>> BEGIN SUPPLIED MATERIAL

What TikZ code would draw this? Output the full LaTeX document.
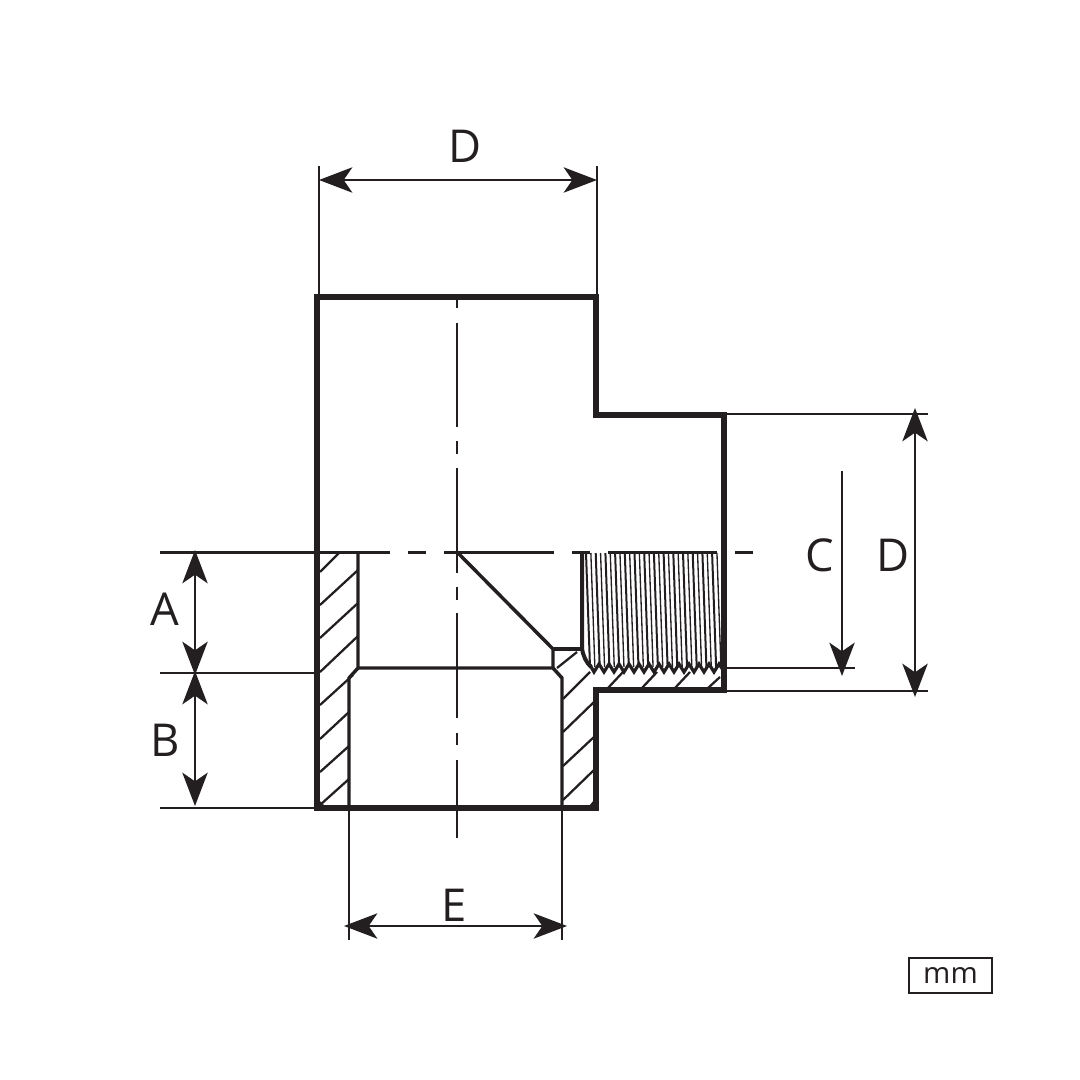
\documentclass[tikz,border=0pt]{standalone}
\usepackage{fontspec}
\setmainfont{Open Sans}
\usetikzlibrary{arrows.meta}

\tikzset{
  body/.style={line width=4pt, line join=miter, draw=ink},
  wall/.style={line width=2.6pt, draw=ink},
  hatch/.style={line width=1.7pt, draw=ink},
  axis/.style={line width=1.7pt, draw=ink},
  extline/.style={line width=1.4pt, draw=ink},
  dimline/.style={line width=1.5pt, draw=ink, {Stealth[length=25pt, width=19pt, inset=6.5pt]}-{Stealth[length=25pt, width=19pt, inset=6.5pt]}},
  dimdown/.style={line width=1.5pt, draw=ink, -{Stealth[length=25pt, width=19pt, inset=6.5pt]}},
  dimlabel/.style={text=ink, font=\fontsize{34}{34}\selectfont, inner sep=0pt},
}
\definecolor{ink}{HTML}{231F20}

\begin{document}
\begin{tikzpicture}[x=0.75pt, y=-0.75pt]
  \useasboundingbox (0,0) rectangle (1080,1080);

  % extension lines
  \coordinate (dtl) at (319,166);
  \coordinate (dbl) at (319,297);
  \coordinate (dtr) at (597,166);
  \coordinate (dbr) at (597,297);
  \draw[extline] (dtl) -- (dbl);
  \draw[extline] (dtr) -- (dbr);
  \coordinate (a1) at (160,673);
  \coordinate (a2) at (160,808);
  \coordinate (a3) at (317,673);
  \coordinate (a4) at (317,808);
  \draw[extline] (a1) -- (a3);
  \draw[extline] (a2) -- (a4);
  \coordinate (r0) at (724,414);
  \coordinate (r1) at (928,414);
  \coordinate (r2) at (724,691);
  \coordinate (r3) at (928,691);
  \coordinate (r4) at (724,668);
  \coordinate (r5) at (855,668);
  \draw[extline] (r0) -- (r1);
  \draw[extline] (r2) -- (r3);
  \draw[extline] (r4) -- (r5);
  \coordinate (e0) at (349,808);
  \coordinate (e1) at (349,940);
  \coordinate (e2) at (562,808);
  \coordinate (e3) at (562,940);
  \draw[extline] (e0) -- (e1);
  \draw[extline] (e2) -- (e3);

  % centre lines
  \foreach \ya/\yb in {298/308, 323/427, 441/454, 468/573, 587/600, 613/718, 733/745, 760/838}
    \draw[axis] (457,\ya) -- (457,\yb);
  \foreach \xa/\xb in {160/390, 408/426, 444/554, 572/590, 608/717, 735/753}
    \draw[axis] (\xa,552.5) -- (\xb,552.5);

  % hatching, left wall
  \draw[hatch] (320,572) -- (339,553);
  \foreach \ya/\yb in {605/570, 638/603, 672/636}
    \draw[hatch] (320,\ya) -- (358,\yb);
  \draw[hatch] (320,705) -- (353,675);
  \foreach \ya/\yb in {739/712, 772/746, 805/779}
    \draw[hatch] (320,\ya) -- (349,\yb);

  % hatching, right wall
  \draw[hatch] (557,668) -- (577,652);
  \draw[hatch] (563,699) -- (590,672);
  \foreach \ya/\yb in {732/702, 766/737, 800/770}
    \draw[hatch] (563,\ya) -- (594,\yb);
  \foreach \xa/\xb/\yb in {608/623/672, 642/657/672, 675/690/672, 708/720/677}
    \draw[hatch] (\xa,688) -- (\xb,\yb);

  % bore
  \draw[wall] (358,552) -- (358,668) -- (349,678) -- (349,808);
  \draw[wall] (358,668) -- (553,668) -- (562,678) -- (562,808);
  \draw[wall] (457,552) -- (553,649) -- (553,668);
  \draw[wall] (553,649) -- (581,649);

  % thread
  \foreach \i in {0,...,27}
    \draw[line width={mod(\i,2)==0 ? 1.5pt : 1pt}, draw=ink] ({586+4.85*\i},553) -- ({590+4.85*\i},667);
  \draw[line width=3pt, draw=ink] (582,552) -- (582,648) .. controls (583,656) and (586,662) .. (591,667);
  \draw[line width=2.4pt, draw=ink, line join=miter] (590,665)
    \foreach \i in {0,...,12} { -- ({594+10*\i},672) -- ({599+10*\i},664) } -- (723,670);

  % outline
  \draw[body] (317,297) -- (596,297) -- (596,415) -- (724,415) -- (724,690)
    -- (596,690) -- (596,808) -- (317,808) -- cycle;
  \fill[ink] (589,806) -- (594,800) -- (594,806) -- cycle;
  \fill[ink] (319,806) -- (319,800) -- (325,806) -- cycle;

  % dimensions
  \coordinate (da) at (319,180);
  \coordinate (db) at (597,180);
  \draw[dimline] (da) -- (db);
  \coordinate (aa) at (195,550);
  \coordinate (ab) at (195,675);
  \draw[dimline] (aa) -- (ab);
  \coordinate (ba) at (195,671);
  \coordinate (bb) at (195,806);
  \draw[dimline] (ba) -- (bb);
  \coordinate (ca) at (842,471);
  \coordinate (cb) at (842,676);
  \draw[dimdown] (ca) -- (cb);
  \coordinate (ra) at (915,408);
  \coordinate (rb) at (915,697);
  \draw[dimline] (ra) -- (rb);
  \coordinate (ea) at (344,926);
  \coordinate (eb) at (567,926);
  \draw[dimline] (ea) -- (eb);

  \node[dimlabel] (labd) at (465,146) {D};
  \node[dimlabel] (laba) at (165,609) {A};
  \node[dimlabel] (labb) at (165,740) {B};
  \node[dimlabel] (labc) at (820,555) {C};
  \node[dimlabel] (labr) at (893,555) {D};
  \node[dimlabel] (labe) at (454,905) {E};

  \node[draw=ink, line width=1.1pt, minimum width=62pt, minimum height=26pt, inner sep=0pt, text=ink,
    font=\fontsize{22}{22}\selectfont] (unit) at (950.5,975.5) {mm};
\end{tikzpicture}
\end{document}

>> END SUPPLIED MATERIAL
>> BEGIN SUPPLIED MATERIAL

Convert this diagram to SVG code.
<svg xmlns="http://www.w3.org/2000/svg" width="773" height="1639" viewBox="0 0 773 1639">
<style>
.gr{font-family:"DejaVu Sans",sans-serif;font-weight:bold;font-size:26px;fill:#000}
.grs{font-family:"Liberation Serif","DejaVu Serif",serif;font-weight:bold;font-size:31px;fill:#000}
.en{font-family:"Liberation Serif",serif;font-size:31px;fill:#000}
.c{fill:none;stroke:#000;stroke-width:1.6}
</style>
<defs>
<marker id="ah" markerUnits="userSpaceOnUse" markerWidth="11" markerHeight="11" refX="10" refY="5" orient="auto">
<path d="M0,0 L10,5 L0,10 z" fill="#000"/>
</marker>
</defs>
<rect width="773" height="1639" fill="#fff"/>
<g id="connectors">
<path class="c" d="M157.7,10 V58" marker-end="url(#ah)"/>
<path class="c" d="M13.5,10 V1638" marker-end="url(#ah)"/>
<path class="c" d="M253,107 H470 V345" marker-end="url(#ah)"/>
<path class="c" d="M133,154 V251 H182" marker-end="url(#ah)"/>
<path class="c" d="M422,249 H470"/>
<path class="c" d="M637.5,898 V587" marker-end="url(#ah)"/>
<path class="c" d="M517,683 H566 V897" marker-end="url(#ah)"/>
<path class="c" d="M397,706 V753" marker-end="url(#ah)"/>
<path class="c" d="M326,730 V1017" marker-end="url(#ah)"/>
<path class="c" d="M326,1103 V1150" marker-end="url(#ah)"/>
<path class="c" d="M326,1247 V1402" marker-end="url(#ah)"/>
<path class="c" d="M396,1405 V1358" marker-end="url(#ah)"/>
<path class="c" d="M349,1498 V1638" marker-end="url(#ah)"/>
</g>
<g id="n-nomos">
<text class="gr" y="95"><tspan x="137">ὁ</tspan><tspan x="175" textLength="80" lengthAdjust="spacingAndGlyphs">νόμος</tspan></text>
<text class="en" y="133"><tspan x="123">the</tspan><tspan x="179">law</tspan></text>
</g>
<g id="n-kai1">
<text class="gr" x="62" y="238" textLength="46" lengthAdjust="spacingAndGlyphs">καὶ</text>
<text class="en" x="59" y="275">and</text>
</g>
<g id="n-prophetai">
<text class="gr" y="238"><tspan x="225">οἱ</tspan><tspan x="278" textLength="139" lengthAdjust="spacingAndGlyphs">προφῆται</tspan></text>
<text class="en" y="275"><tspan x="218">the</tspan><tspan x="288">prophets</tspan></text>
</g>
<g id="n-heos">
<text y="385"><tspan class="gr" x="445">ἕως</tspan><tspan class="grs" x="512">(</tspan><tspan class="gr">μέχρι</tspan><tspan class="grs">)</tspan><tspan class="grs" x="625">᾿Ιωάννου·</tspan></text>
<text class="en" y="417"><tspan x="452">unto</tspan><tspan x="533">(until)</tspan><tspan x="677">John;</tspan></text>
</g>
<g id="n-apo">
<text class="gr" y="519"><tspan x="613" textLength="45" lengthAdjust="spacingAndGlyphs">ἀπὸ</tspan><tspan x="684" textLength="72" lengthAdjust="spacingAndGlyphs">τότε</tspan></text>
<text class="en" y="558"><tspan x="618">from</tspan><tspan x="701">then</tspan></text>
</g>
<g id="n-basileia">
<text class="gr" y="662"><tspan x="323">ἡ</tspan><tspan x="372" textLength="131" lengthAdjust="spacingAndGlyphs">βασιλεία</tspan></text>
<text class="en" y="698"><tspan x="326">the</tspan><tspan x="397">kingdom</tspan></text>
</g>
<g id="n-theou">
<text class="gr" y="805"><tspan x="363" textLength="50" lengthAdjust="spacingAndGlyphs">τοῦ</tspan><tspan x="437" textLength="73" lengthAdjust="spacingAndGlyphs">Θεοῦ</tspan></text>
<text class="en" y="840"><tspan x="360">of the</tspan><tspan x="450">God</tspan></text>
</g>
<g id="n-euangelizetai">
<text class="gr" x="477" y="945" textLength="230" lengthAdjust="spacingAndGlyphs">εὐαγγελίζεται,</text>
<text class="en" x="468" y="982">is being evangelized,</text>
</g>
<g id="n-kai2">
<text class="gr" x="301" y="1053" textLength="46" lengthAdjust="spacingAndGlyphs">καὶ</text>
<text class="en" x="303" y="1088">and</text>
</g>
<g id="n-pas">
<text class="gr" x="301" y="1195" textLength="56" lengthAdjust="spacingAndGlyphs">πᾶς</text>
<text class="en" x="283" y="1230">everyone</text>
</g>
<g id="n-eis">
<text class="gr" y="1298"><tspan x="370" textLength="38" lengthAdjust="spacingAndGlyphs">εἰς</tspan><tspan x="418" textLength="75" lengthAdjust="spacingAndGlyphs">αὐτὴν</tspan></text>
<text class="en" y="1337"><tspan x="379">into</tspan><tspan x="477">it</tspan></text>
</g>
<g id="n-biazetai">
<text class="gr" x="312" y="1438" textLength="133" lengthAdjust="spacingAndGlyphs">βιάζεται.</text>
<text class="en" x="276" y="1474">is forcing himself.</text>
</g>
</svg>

>> END SUPPLIED MATERIAL

## TASK PROMPT
Using the entries above, reproduce word for word only the lines from the one that contains "What TikZ code" to the one that contains "(0,0) rectangle (1080,1080);", both ends included, and drop every picture.

## SOLVED EXERCISE
What TikZ code would draw this? Output the full LaTeX document.
\documentclass[tikz,border=0pt]{standalone}
\usepackage{fontspec}
\setmainfont{Open Sans}
\usetikzlibrary{arrows.meta}

\tikzset{
  body/.style={line width=4pt, line join=miter, draw=ink},
  wall/.style={line width=2.6pt, draw=ink},
  hatch/.style={line width=1.7pt, draw=ink},
  axis/.style={line width=1.7pt, draw=ink},
  extline/.style={line width=1.4pt, draw=ink},
  dimline/.style={line width=1.5pt, draw=ink, {Stealth[length=25pt, width=19pt, inset=6.5pt]}-{Stealth[length=25pt, width=19pt, inset=6.5pt]}},
  dimdown/.style={line width=1.5pt, draw=ink, -{Stealth[length=25pt, width=19pt, inset=6.5pt]}},
  dimlabel/.style={text=ink, font=\fontsize{34}{34}\selectfont, inner sep=0pt},
}
\definecolor{ink}{HTML}{231F20}

\begin{document}
\begin{tikzpicture}[x=0.75pt, y=-0.75pt]
  \useasboundingbox (0,0) rectangle (1080,1080);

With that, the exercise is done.